Произнося все это, Вадим сильно разволновался, и слезы наполнили его глаза. Он не стыдился их, потому что и волнение, и слезы ни были связаны с непривычным откровением в его отношениях с отцом, а были следствием воспоминаний самого трагичного момента его жизни — маминой смерти. Прошло уже три года после этого ужаса, но острота скорби не покидала его, хотя со временем воспоминания стали проявляться реже, чем прежде.
— Да, ты прав.
Ответ отца был короток и прост, и Вадиму подумалось, что, сколько ни говори — сахар, а слаще во рту не станет. Он был прав, что это их сложившиеся отношения, которые никто не в состоянии изменить, и очень скоро еще раз в этом убедился, дав прочитать отцу свою газетную статью и рассказ о маминой болезни и своих переживаниях, с этим связанных.
— Скажи, почему ты молчишь о том, что я давал тебе прочесть? — спросил Вадим у отца в свой последний к нему приезд. — Ведь мне интересно твое мнение как интеллектуала, книгочея.
— Статью я прочитал, а рассказ еще не успел.
От этого ответа в Вадиме проснулась прежняя откровенность, но уже на трезвую голову.
— Это продолжение тех отношений, о которых мы говорили с тобой в прошлый раз.
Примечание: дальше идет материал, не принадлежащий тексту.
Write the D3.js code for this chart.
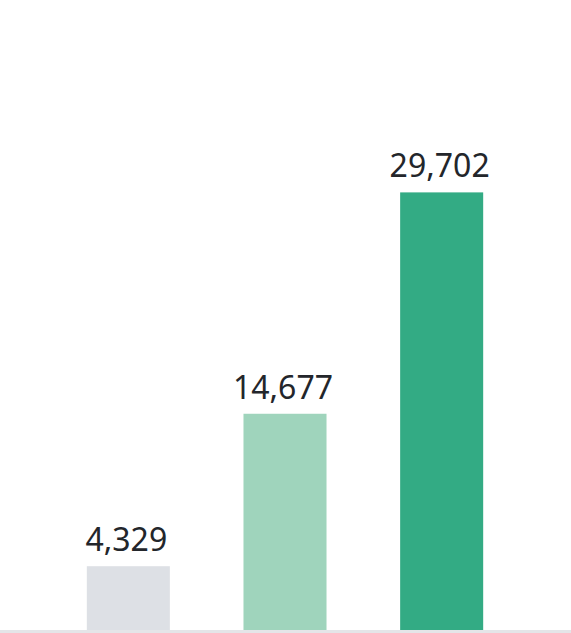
<!DOCTYPE html>
<html>
<head>
<meta charset="utf-8">
<script src="https://cdn.jsdelivr.net/npm/d3@7"></script>
<style>
  html, body { margin: 0; padding: 0; background: #ffffff; }
  svg { display: block; }
</style>
</head>
<body>
<svg id="chart" width="571" height="633"></svg>
<script>
// Category keys, values and fills for the three bars
const categories = ["a", "b", "c"];
const values = [4329, 14677, 29702];
const colors = ["#dde0e5", "#9fd4bc", "#33ab84"];

const width = 571, height = 633;
const baseY = 630;

const svg = d3.select("#chart");

const x = d3.scaleBand()
  .domain(categories)
  .range([50, 520])
  .paddingInner(0.47)
  .paddingOuter(0.235);

const y = d3.scaleLinear()
  .domain([0, 30000])
  .range([baseY, 188]);

const fmt = d3.format(",");

// Bars
svg.selectAll("rect.bar")
  .data(values)
  .join("rect")
  .attr("class", "bar")
  .attr("x", (d, i) => x(categories[i]))
  .attr("y", d => y(d))
  .attr("width", x.bandwidth())
  .attr("height", d => baseY - y(d))
  .attr("fill", (d, i) => colors[i]);

// Value labels above bars
svg.selectAll("text.value")
  .data(values)
  .join("text")
  .attr("class", "value")
  .attr("x", (d, i) => x(categories[i]) + x.bandwidth() / 2 - 2)
  .attr("y", d => y(d) - 15)
  .attr("text-anchor", "middle")
  .attr("font-family", "'Noto Sans', sans-serif")
  .attr("font-size", 32)
  .attr("fill", "#23262b")
  .text(d => fmt(d));

// Baseline
svg.append("rect")
  .attr("x", 0)
  .attr("y", baseY)
  .attr("width", width)
  .attr("height", 3)
  .attr("fill", "#e4e5e8");
</script>
</body>
</html>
Знаешь, если бы хоть пару строк, написанных моим ребенком, напечатали в газете, это стало бы предметом моей гордости, потому что многое из того, что он сегодня говорит и как относится к разным вещам, закладывалось мной с самого его детства. А ты не нашел получаса за целый месяц, чтобы прочитать то, чем живет твой сын. Вот это безразличие и строит наши с тобой отношения.
Высказывая свои обвинения в адрес единственного оставшегося родителя, Вадим был переполнен гаммой противоречивых чувств. С одной стороны, это была жалость к человеку, которому пришлось выслушать столь нелицеприятное мнение своего повзрослевшего сына, и, не дай он ему высказаться, вполне возможно, что на этом их отношения вообще прервутся, ведь ему известно, что Вадим может быть беспощаден ровно настолько, насколько и любвеобилен. С другой стороны, это была непреодолимая потребность перестать лицемерить отцу, делая вид, что проблемы не существует, тем более теперь, когда он осмелился в печати выразить свое собственное недовольство ложью правительственной. Вадим давно усвоил, что пытаться изменить мир можно, только начиная с себя, и добиться правды от окружающих можно, только одарив их своей откровенностью. А зачастую — оглушив ею. Поэтому возникшее чувство жалости не смогло заглушить потребности в этой самой правде. Хотя одновременно с этими чувствами на поверхность сознания пробивалась мысль о том, что абсолютной правды вообще не может существовать и что его правда, которая так дорога и лелеема, его отцу может казаться лишь детской обидой или непониманием его собственного взгляда, который в свою очередь для самого отца является единственно верным. Борясь с подобными противоречиями, Вадим принимал решение настолько честное, насколько и эгоистичное — идти путем своей правды, потому что его жизнь это, прежде всего — его жизнь, и, в конце концов, последний ответ придется держать перед собственной совестью.